Over 300 million people in a dozen countries -- including Afghanistan, Iraq and Turkey -- will wish each other “Nowruz mobarak” or Happy New Year on Tuesday, when Iranians mark the entry into the year 1402 on the Persian calendar.
Celebrated for some 3,000 years, the new year festival of Nowruz begins on the first day of spring and celebrates the rebirth of nature, ushering in almost two weeks of silence on the normally bustling streets of Tehran as people abandon the city for the countryside.
“For 15 days, we try to forget the difficulties of everyday life by having a good time, eating carefully prepared meals and offering gifts to family and friends,” said Laleh, a student leaving Tehran for her home city of Tabriz in the northwest.
This year however Muslims who celebrate Nowruz, including almost all of Iran’s 85 million population, will have to reconcile these traditions with the obligations of Ramazan, the holy Muslim month of fasting. During Ramazan, which is due to begin on March 22 or 23, Muslims are invited to refrain from eating and drinking from dawn to dusk.
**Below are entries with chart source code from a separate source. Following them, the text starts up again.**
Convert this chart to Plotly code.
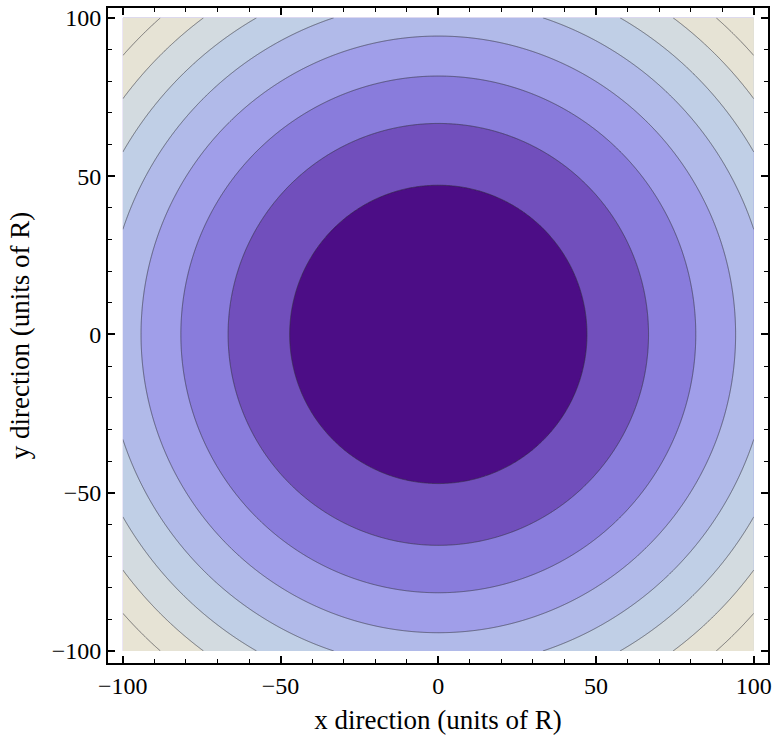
import numpy as np
import plotly.graph_objects as go

# Grid covering the square domain (units of R)
x_vals = np.linspace(-100, 100, 501)
y_vals = np.linspace(-100, 100, 501)
X, Y = np.meshgrid(x_vals, y_vals)
Z = X**2 + Y**2

# Contour levels in r^2
level_start = 2220
level_size = 2220
level_end = 8 * 2220

# Band colours from the innermost region outward
band_colors = [
    "#4C0D86", "#6E4AB8", "#8374D8", "#9A94E8", "#AAAFEA",
    "#B7C5E8", "#C5D5E4", "#D7DDDE", "#E8E4D4",
]

tick_vals = [-100, -50, 0, 50, 100]
tick_text = ["\u2212100", "\u221250", "0", "50", "100"]

n = len(band_colors)
colorscale = [[k / n, c] for k, c in enumerate(band_colors)] + [[1.0, band_colors[-1]]]

fig = go.Figure(
    go.Contour(
        x=x_vals, y=y_vals, z=Z,
        autocontour=False,
        contours=dict(start=level_start, end=level_end, size=level_size, coloring="fill"),
        colorscale=colorscale,
        showscale=False,
        line=dict(color="rgba(50,50,60,0.6)", width=1.0, smoothing=0),
        hoverinfo="skip",
    )
)

serif = "Liberation Serif, Times New Roman, serif"
tick_font = dict(family=serif, size=24, color="black")
title_font = dict(family=serif, size=27, color="black")

axis_common = dict(
    showline=True, linecolor="black", linewidth=2, mirror="allticks",
    ticks="inside", ticklen=7, tickwidth=1.5, tickcolor="black",
    tickvals=tick_vals, ticktext=tick_text,
    minor=dict(ticks="inside", ticklen=4, tickwidth=1, tickcolor="black", dtick=10, tick0=0),
    showgrid=False, zeroline=False, tickfont=tick_font,
)

fig.update_layout(
    width=777, height=736,
    margin=dict(l=108, r=6, t=5, b=73),
    paper_bgcolor="white", plot_bgcolor="white",
    font=tick_font,
    xaxis=dict(range=[-104.7, 104.5], title=dict(text="x direction (units of R)", font=title_font, standoff=12), **axis_common),
    yaxis=dict(range=[-103.8, 103.1], title=dict(text="y direction (units of R)", font=title_font, standoff=14), **axis_common),
)

fig.write_html("out.html")
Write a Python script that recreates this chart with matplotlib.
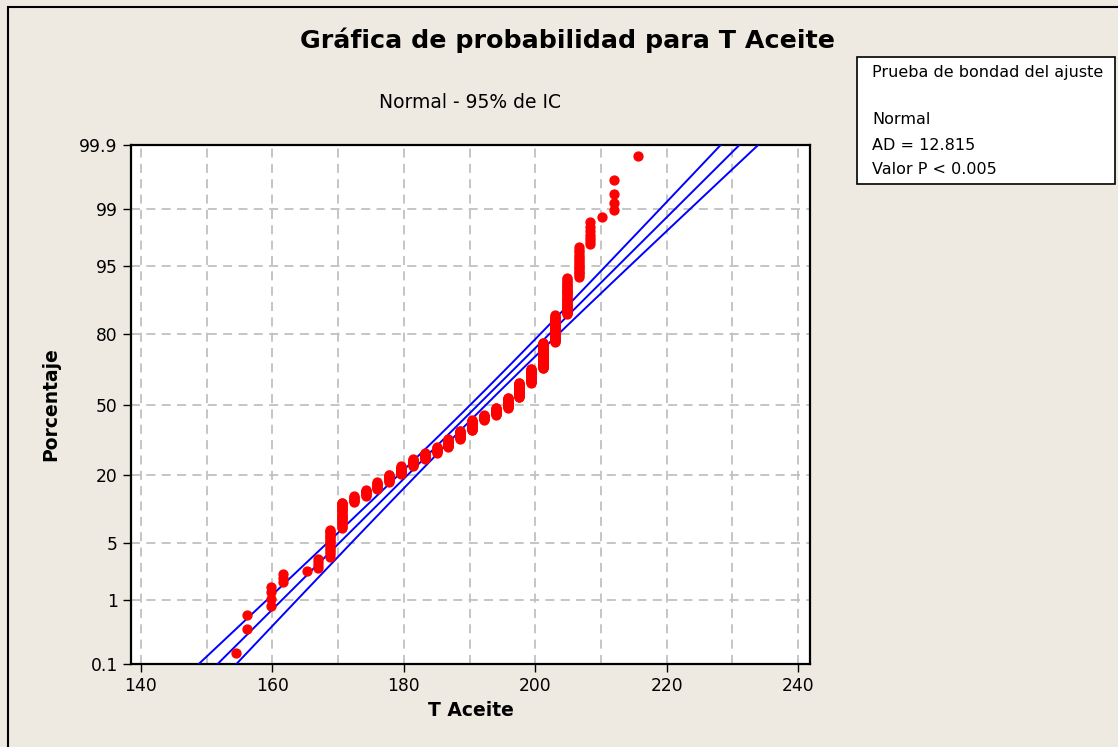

That poses a dilemma for the closing festivities of Nowruz, 12 days after the turn of the new year marked by Sizdeh Bedar, or “the day of nature”, during which Iranians go for picnics in greenery. Last year, Attorney General Mohammad Jafar Montazeri warned those who fail to fast in public will liable to be punished. Even eating in your car, which “is not considered a private space”, is punishable, he added.
Although it is considered a pagan festival, Nowruz was never really challenged in Iran after the 1979 Islamic Revolution. “There is no doubt that Nowruz is a national holiday that existed before Islam. But it does not contradict any of the Muslim teachings,” said Mohsen Alviri, a Shiite cleric and religious historian in Tehran. While waiting for Nowruz, however, some Iranians say they are not in a festive mood after a difficult year marked by high inflation and tensions on the street.